The Stanford Law Review‘s January 2010 issue includes Deep Secrecy, 62 Stan. L. Rev. 257 (2010), an article by recent Yale Law School grad David Pozen that proposes a new theoretical framework for understanding government secrets (pdf of article; earlier article draft on SSRN).
According to the Review’s abstract:
This Article offers a new way of thinking and talking about government secrecy. In the vast literature on the topic, little attention has been paid to the structure of government secrets, as distinct from their substance or function. Yet these secrets differ systematically depending on how many people know of their existence, what sorts of people know, how much they know, and how soon they know.
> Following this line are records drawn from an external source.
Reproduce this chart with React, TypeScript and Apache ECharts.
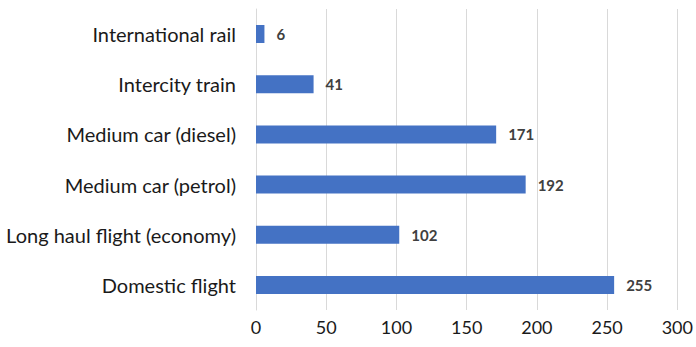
import React, { useEffect, useRef } from "react";
import * as echarts from "echarts";

const categories = [
  "Domestic flight",
  "Long haul flight (economy)",
  "Medium car (petrol)",
  "Medium car (diesel)",
  "Intercity train",
  "International rail",
];
const values = [255, 102, 192, 171, 41, 6];

export default function App() {
  const ref = useRef<HTMLDivElement>(null);
  useEffect(() => {
    const chart = echarts.init(ref.current!, null, { renderer: "svg" });
    chart.setOption({
      animation: false,
      grid: { left: 256, right: 17, top: 9, bottom: 37 },
      xAxis: {
        type: "value",
        min: 0,
        max: 300,
        interval: 50,
        axisLine: { show: false },
        axisTick: { show: false },
        splitLine: { lineStyle: { color: "#d9d9d9", width: 1 } },
        axisLabel: { color: "#1a1a1a", fontSize: 18, fontFamily: "Lato", margin: 8 },
      },
      yAxis: {
        type: "category",
        data: categories,
        axisLine: { lineStyle: { color: "#d9d9d9" } },
        axisTick: { show: false },
        axisLabel: { color: "#1a1a1a", fontSize: 20, fontFamily: "Lato", margin: 20 },
      },
      series: [
        {
          type: "bar",
          data: values,
          barWidth: 18,
          itemStyle: { color: "#4472C4" },
          label: {
            show: true,
            position: "right",
            distance: 12,
            color: "#404040",
            fontWeight: "bold",
            fontSize: 15,
            fontFamily: "Lato",
          },
        },
      ],
    });
    return () => chart.dispose();
  }, []);
  return <div ref={ref} style={{ width: 696, height: 347, position: "absolute", left: 0, top: 0 }} />;
}
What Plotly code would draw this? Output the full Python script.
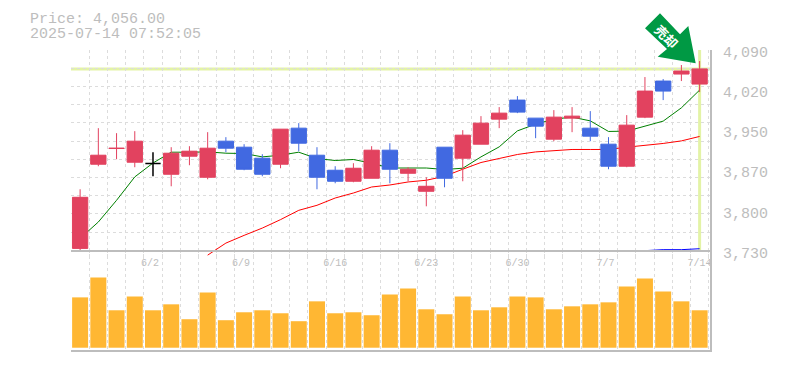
import plotly.graph_objects as go

dates = ["5/26","5/27","5/28","5/29","5/30","6/2","6/3","6/4","6/5","6/6","6/9","6/10","6/11","6/12","6/13","6/16","6/17","6/18","6/19","6/20","6/23","6/24","6/25","6/26","6/27","6/30","7/1","7/2","7/3","7/4","7/7","7/8","7/9","7/10","7/14"]
shown_ticks = {4: "6/2", 9: "6/9", 14: "6/16", 19: "6/23", 24: "6/30", 29: "7/7", 34: "7/14"}

opens = [3733.6,3884.8,3913.0,3888.4,3886.1,3866.8,3899.2,3861.4,3926.2,3915.4,3895.6,3884.8,3949.6,3901.0,3874.0,3854.2,3859.6,3910.0,3868.6,3836.2,3915.4,3895.6,3920.8,3965.8,4000.0,3967.6,3929.8,3967.6,3949.6,3920.8,3881.2,3969.4,4034.2,4046.8,4028.8]
highs = [3839.8,3949.6,3940.6,3944.2,3906.4,3915.4,3917.2,3942.4,3933.4,3920.8,3902.8,3947.8,3958.6,3915.4,3881.2,3886.6,3917.2,3922.6,3879.4,3861.4,3915.4,3946.0,3971.2,3987.4,4007.2,3967.6,3982.0,3987.4,3980.2,3933.4,3973.0,4041.4,4037.8,4063.0,4070.2]
lows = [3728.7,3881.2,3893.8,3879.4,3863.2,3845.2,3883.0,3857.8,3906.4,3874.0,3863.2,3877.6,3908.2,3839.8,3850.6,3852.4,3859.6,3850.6,3854.2,3809.2,3843.4,3854.2,3920.8,3949.6,3976.6,3931.6,3926.2,3942.4,3926.2,3875.8,3879.4,3967.6,4000.0,4034.2,4014.4]
closes = [3825.4,3901.0,3913.5,3926.2,3886.1,3904.6,3908.2,3913.6,3913.6,3875.8,3866.8,3947.8,3922.6,3861.4,3854.2,3877.6,3910.0,3875.8,3875.8,3845.2,3859.6,3937.0,3958.6,3976.6,3978.4,3953.2,3969.4,3971.2,3935.2,3881.2,3955.0,4016.2,4016.2,4052.2,4056.0]
ma_short = [3751.6,3781.0,3820.0,3862.0,3887.0,3906.4,3906.4,3907.0,3904.6,3904.0,3898.0,3901.0,3906.4,3895.0,3891.5,3893.3,3886.6,3878.0,3878.0,3878.0,3875.3,3877.6,3898.0,3916.0,3944.7,3956.8,3965.8,3969.4,3962.7,3943.7,3944.2,3953.7,3962.2,3986.1,4018.0]
ma_mid = [None]*7 + [3721.5,3743.1,3757.0,3770.1,3785.3,3802.0,3811.0,3824.1,3833.1,3843.9,3847.5,3852.9,3856.0,3863.2,3875.8,3887.9,3895.1,3902.3,3906.9,3909.5,3911.3,3911.3,3911.3,3915.4,3918.5,3922.1,3926.7,3934.7]
ma_long = [None]*31 + [3729.5,3731.3,3731.3,3733.0]
volumes = [50.7,70.7,37.7,51.7,37.7,43.7,28.7,55.7,27.7,35.7,37.7,34.7,26.7,46.7,34.7,35.7,32.7,53.7,59.7,38.7,33.7,51.7,37.7,40.7,51.7,50.7,38.7,41.7,43.7,45.7,61.7,69.7,56.7,46.7,37.7]
price_tick_vals = [4090,4018,3946,3874,3802,3730]
price_tick_text = ["4,090","4,020","3,950","3,870","3,800","3,730"]
current_price = 4056.0
title_lines = ["Price: 4,056.00","2025-07-14 07:52:05"]
arrow_label = "<b>売却</b>"

GREY = "#bdbdbd"
GRID = "#dcdcdc"
RED = "#e2425f"
BLUE = "#4169e1"
FONT = "Liberation Mono"
n = len(opens)
xs = list(range(n))
keep = [i for i in xs if i != 4]
X_RANGE = [-0.5, 34.57]

fig = go.Figure()
# Lines and grid sit on a lower subplot so that the candles cover them.
for vals, col in [(ma_short, "#008000"), (ma_mid, "#ff0000"), (ma_long, "#0000ff")]:
    fig.add_trace(go.Scatter(x=xs, y=vals, mode="lines", line=dict(color=col, width=1),
                             showlegend=False, xaxis="x", yaxis="y"))
fig.add_trace(go.Bar(x=xs, y=volumes, marker=dict(color="#ffb733", line=dict(width=0)),
                     xaxis="x2", yaxis="y2", showlegend=False))
fig.add_trace(go.Candlestick(
    x=keep, open=[opens[i] for i in keep], high=[highs[i] for i in keep],
    low=[lows[i] for i in keep], close=[closes[i] for i in keep],
    increasing=dict(line=dict(color=RED, width=1), fillcolor=RED),
    decreasing=dict(line=dict(color=BLUE, width=1), fillcolor=BLUE),
    xaxis="x3", yaxis="y3", showlegend=False))
fig.add_trace(go.Candlestick(
    x=[4], open=[opens[4]], high=[highs[4]], low=[lows[4]], close=[closes[4]],
    increasing=dict(line=dict(color="#000000", width=1.5), fillcolor="#000000"),
    decreasing=dict(line=dict(color="#000000", width=1.5), fillcolor="#000000"),
    xaxis="x3", yaxis="y3", showlegend=False))

grid_x = [i - 0.5 for i in range(n + 1)]
grid_y = [3730 + k * 360 / 11 for k in range(1, 12)]
minor_x = dict(tickmode="array", tickvals=grid_x, showgrid=True, gridcolor=GRID,
               griddash="3px,3px", gridwidth=1, ticks="")
NO_SLIDER = dict(visible=False)

fig.update_layout(
    width=785, height=370, margin=dict(l=70.7, r=75, t=50, b=20, autoexpand=False),
    paper_bgcolor="#ffffff", plot_bgcolor="rgba(0,0,0,0)",
    showlegend=False, bargap=0.122, boxgap=0.16, boxgroupgap=0,
    font=dict(family=FONT, color=GREY),
    xaxis=dict(range=X_RANGE, anchor="y", showline=False, showgrid=False, zeroline=False,
               rangeslider=NO_SLIDER, showticklabels=False, ticks="", minor=minor_x),
    yaxis=dict(domain=[94 / 300, 1], range=[3719.93, 4090], showline=False, showgrid=False,
               zeroline=False, showticklabels=False, ticks="", side="right",
               minor=dict(tickmode="array", tickvals=grid_y, showgrid=True, gridcolor=GRID,
                          griddash="3px,3px", gridwidth=1, ticks="")),
    xaxis2=dict(range=X_RANGE, matches="x", anchor="y2", showline=True, linecolor=GREY, linewidth=2,
                rangeslider=NO_SLIDER, showgrid=False, zeroline=False, showticklabels=False,
                ticks="", minor=minor_x),
    yaxis2=dict(domain=[0, 0.332], range=[-2.3, 98], side="right", showline=True, linecolor=GREY,
                linewidth=2, showgrid=False, zeroline=False, showticklabels=False, ticks=""),
    xaxis3=dict(range=X_RANGE, matches="x", anchor="y3", showline=True, linecolor=GREY, linewidth=2,
                showgrid=False, zeroline=False, rangeslider=NO_SLIDER,
                tickmode="array", tickvals=list(shown_ticks),
                ticktext=[t.ljust(4, "\u00a0") for t in shown_ticks.values()],
                ticks="outside", ticklen=2, tickcolor="rgba(0,0,0,0)",
                tickfont=dict(family=FONT, size=10, color=GREY)),
    yaxis3=dict(domain=[0.332, 1], range=[3730, 4090], side="right", anchor="x3", showline=True,
                linecolor=GREY, linewidth=2, showgrid=False, zeroline=False,
                tickmode="array", tickvals=price_tick_vals, ticktext=price_tick_text,
                ticks="outside", ticklen=8, tickcolor="rgba(0,0,0,0)", ticklabelshift=2,
                tickfont=dict(family=FONT, size=15, color=GREY)),
    shapes=[
        dict(type="line", xref="x", yref="y", x0=X_RANGE[0], x1=X_RANGE[1], y0=current_price, y1=current_price,
             line=dict(color="#e3f3a6", width=3), layer="below"),
        dict(type="line", xref="x", yref="y", x0=34, x1=34, y0=3730, y1=4090,
             line=dict(color="#e3f3a6", width=3), layer="below"),
        dict(type="path", xref="paper", yref="paper", xsizemode="pixel", ysizemode="pixel",
             xanchor=1, yanchor=1,
             path="M -50 36.7 L -65 21.7 L -43 1 L -52.3 -6.7 L -14.3 -13.3 L -21.7 24 L -30 15.7 Z",
             fillcolor="#009944", line=dict(width=0), layer="above"),
    ],
    annotations=[
        dict(xref="paper", yref="paper", x=0, y=1, xanchor="left", yanchor="middle", xshift=-43, yshift=31,
             text=title_lines[0], showarrow=False, font=dict(family=FONT, size=15, color=GREY)),
        dict(xref="paper", yref="paper", x=0, y=1, xanchor="left", yanchor="middle", xshift=-43, yshift=16,
             text=title_lines[1], showarrow=False, font=dict(family=FONT, size=15, color=GREY)),
        dict(xref="paper", yref="paper", x=1, y=1, xanchor="center", yanchor="middle",
             xshift=-43, yshift=14, text=arrow_label, textangle=45, showarrow=False,
             font=dict(family="Noto Sans CJK JP", size=13, color="#ffffff")),
    ],
)
fig.write_html("out.html", config={"displayModeBar": False},
               post_script="document.body.style.margin='0';document.documentElement.style.overflow='hidden';")
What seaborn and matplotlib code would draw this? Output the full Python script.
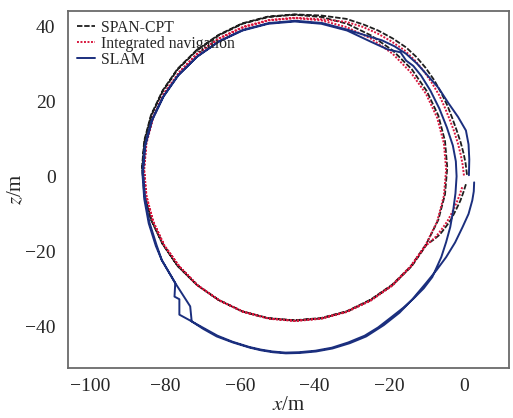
import matplotlib
matplotlib.use("Agg")
import matplotlib.pyplot as plt
import seaborn as sns
import pandas as pd

# Trajectories (x/m, z/m)
# SPAN-CPT: entry leg, lap 1, lap 2 up to the top, then the outer exit leg
span_x = [0.5, -0.2, -1.0, -2.2, -3.5, -5.0, -6.5, -8.2,
          -10.0, -14.0, -19.1, -24.9, -31.3, -38.2, -45.3, -52.4, -59.3, -65.7, -71.5, -76.6,
          -80.6, -83.7, -85.5, -86.1, -85.5, -83.7, -80.6, -76.6, -71.5, -65.7, -59.3, -52.4,
          -45.3, -38.2, -31.3, -24.9, -19.1, -14.0, -10.0, -6.9, -5.1, -4.5, -5.1, -6.9,
          -10.1, -14.1, -19.2, -25.0, -31.4, -38.3, -45.4, -52.5, -59.4, -65.8, -71.6, -76.7,
          -80.7, -83.8, -85.6, -86.2, -85.6, -83.8, -80.7, -76.7, -71.6, -65.8, -59.4, -52.5,
          -45.4,
          -38.2, -31.5, -26.9, -23.0, -19.1, -15.5, -12.8, -10.3, -8.0, -6.0, -4.4, -3.2,
          -2.0, -0.9, -0.1, 0.4, 0.8]
span_z = [-2.1, -4.3, -6.5, -9.0, -11.5, -13.6, -15.5, -16.9,
          -18.1, -23.9, -28.9, -32.9, -36.0, -37.8, -38.4, -37.8, -36.0, -32.9, -28.9, -23.9,
          -18.1, -11.6, -4.8, 2.3, 9.4, 16.2, 22.7, 28.5, 33.5, 37.5, 40.6, 42.4,
          43.0, 42.4, 40.6, 37.5, 33.5, 28.5, 22.7, 16.2, 9.4, 2.3, -4.8, -11.6,
          -18.0, -23.8, -28.8, -32.8, -35.9, -37.7, -38.3, -37.7, -35.9, -32.8, -28.8, -23.8,
          -18.0, -11.5, -4.7, 2.4, 9.5, 16.3, 22.8, 28.6, 33.6, 37.6, 40.7, 42.5,
          43.1,
          42.8, 41.9, 40.4, 38.8, 36.7, 34.3, 31.8, 28.9, 25.6, 22.0, 18.7, 15.6,
          12.3, 9.0, 6.0, 3.5, 0.3]

# Integrated navigation
ins_x = [-0.5, -1.2, -2.0, -3.2, -4.5, -6.0, -7.5, -8.9,
         -10.2, -14.3, -19.2, -25.0, -31.4, -38.2, -45.2, -52.2, -59.0, -65.4, -71.2, -76.1,
         -80.2, -83.2, -85.0, -85.6, -85.0, -83.2, -80.2, -76.1, -71.2, -65.4, -59.0, -52.2,
         -45.2, -38.2, -31.4, -25.0, -19.2, -14.3, -10.2, -7.2, -5.4, -4.8, -5.4, -7.2,
         -10.3, -14.4, -19.3, -25.1, -31.5, -38.3, -45.3, -52.3, -59.1, -65.5, -71.3, -76.2,
         -80.3, -83.3, -85.1, -85.7, -85.1, -83.3, -80.3, -76.2, -71.3, -65.5, -59.1, -52.3,
         -45.3,
         -38.2, -31.5, -27.2, -23.3, -19.6, -16.0, -13.4, -11.0, -8.7, -6.6, -5.1, -3.8,
         -2.6, -1.6, -0.9, -0.4, 0.0]
ins_z = [-2.9, -5.0, -7.0, -9.6, -12.0, -14.1, -16.0, -17.3,
         -18.4, -24.1, -29.1, -33.1, -36.1, -37.9, -38.5, -37.9, -36.1, -33.1, -29.1, -24.1,
         -18.4, -12.0, -5.2, 1.8, 8.8, 15.6, 22.0, 27.7, 32.7, 36.7, 39.7, 41.5,
         42.1, 41.5, 39.7, 36.7, 32.7, 27.7, 22.0, 15.6, 8.8, 1.8, -5.2, -12.0,
         -18.3, -24.0, -29.0, -33.0, -36.0, -37.8, -38.4, -37.8, -36.0, -33.0, -29.0, -24.0,
         -18.3, -11.9, -5.1, 1.9, 8.9, 15.7, 22.1, 27.8, 32.8, 36.8, 39.8, 41.6,
         42.2,
         41.8, 41.1, 39.8, 38.1, 36.0, 33.6, 31.1, 28.3, 25.0, 21.5, 18.2, 15.0,
         11.8, 8.6, 5.8, 3.2, 0.0]

# SLAM: outer bottom pass, left/top, right side, second bottom pass with the step, left/top, outer exit
slam_x = [2.7, 2.6, 2.2, 1.2, -0.4, -2.4, -4.8, -7.4, -10.1, -13.9, -17.3, -21.5, -26.2,
          -30.6, -35.2, -39.6, -44.0, -47.7, -51.2, -54.3, -57.3, -61.9, -66.2, -69.8, -72.9,
          -73.3, -77.3, -80.9,
          -82.5, -84.4, -85.6, -86.1, -85.5, -83.7, -80.6, -76.6, -71.5, -65.7, -59.3, -52.4,
          -45.3, -38.2, -31.3, -24.9,
          -20.5, -17.0, -15.5, -13.6, -11.5, -9.0, -6.6, -4.6, -3.0, -2.2, -2.0, -2.3, -2.9,
          -3.7, -4.8, -6.1, -8.5, -10.8, -13.5, -16.3, -19.5,
          -23.0, -26.6, -31.0, -35.4, -39.8, -44.2, -47.8, -51.3, -54.4, -57.5, -62.0, -66.0,
          -70.0, -73.8, -76.2, -76.2, -77.5, -77.3, -80.9,
          -82.3, -84.2, -85.4, -85.9, -85.3, -83.5, -80.4, -76.4, -71.3, -65.5, -59.1, -52.2,
          -45.1, -38.0, -31.1, -26.0,
          -22.0, -18.6, -15.5, -12.6, -9.9, -6.8, -4.2, -1.6, 0.5, 1.2, 1.4, 1.3]
slam_z = [-1.6, -4.0, -6.4, -10.0, -13.5, -17.6, -21.5, -25.0, -28.3, -32.8, -36.3, -39.6, -42.6,
          -44.4, -45.8, -46.6, -47.0, -47.1, -46.8, -46.3, -45.6, -44.2, -42.6, -40.6, -38.6,
          -34.6, -28.4, -22.3,
          -18.5, -12.5, -6.0, 1.0, 8.0, 14.7, 21.1, 26.8, 31.8, 35.8, 38.8, 40.6,
          41.2, 40.6, 38.8, 35.8,
          33.8, 33.0, 30.8, 29.4, 26.8, 22.8, 18.0, 13.0, 8.2, 4.0, 0.0, -4.5, -9.0,
          -13.5, -17.5, -21.5, -26.8, -29.8, -32.5, -35.0, -37.5,
          -40.2, -42.4, -44.2, -45.6, -46.4, -46.8, -46.9, -46.6, -46.1, -45.4, -44.0, -42.4,
          -40.2, -38.1, -36.8, -32.7, -32.0, -28.4, -22.3,
          -18.3, -12.3, -5.8, 1.2, 8.2, 14.9, 21.3, 27.0, 32.0, 36.0, 39.0, 40.8,
          41.4, 40.8, 39.0, 37.4,
          36.2, 34.6, 32.6, 30.0, 27.0, 23.5, 19.5, 15.8, 12.2, 8.5, 4.5, 0.3]

x_ticks = [-100, -80, -60, -40, -20, 0]
z_ticks = [-40, -20, 0, 20, 40]

sns.set_style("white")
plt.rcParams["font.family"] = ["Liberation Serif", "DejaVu Serif"]
plt.rcParams["mathtext.fontset"] = "stix"

span_df = pd.DataFrame({"x": span_x, "z": span_z})
ins_df = pd.DataFrame({"x": ins_x, "z": ins_z})
slam_df = pd.DataFrame({"x": slam_x, "z": slam_z})

fig = plt.figure(figsize=(5.13, 4.18), dpi=100)
ax = fig.add_axes([0.1326, 0.1196, 0.8594, 0.8541])

sns.lineplot(data=span_df, x="x", y="z", sort=False, estimator=None, ax=ax,
             color="#1e1e1e", linestyle=(0, (3, 1)), linewidth=1.3,
             label="SPAN-CPT")
sns.lineplot(data=ins_df, x="x", y="z", sort=False, estimator=None, ax=ax,
             color="#d8183e", linestyle=(0, (1, 0.8)), linewidth=1.4,
             label="Integrated navigation")
sns.lineplot(data=slam_df, x="x", y="z", sort=False, estimator=None, ax=ax,
             color="#1b2f7e", linewidth=1.4, label="SLAM")

ax.set_xlim(-106, 12)
ax.set_ylim(-51, 44)
ax.set_xticks(x_ticks)
ax.set_yticks(z_ticks)
ax.tick_params(axis="both", length=0, labelsize=14)
ax.tick_params(axis="x", pad=7)
ax.tick_params(axis="y", pad=9)
ax.set_xlabel("$x$/m", fontsize=15, labelpad=1)
ax.set_ylabel("$z$/m", fontsize=15, labelpad=-1)

for sp in ax.spines.values():
    sp.set_color("#6a6a6a")
    sp.set_linewidth(1.3)

ax.legend(loc="upper left", frameon=False, fontsize=11.3, labelspacing=0.0,
          handlelength=1.2, handletextpad=0.35, borderaxespad=0.15,
          bbox_to_anchor=(0.0, 1.0))

fig.savefig("out.png", dpi=100)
When a small group of similarly situated officials conceals from outsiders the fact that it is concealing something, the result is a deep secret. When members of the general public understand they are being denied particular items of information, the result is a shallow secret. Every act of state secrecy can be located on a continuum ranging between these two poles.
After tracing some of the existing constituional, structural, and theoretical analyses of government secrets, Pozen applies his new framework to point out that the deeper a secret, the smaller the group of people (and possibly dissenting views) available to deliberate about it. Pozen notes that government can still keep the substance of some government actions as “shallow secrets” while allowing additional debate and deliberation, concluding that:
Even among the subset of government secrets about which the public knows nothing . . . the comparative insularity of the deeper secrets can pose a special threat to good governance, to liberal democratic values, even to the Constitution. We cannot and should not seek to prevent the executive branch from keeping secrets. We can and should seek to have them kept as shallow as possible.
Along the way, Pozen evaluates a number of the secrets kept by the Bush administration, including many that are discussed elsewhere on this website. For Pozen’s take on the Pentagon Papers era, see p. 292 of the article where he describes the Vietnam and Watergate era as one of the first times in American history where scholars began to see the government’s asserted need for secrecy as implicating constitutional values.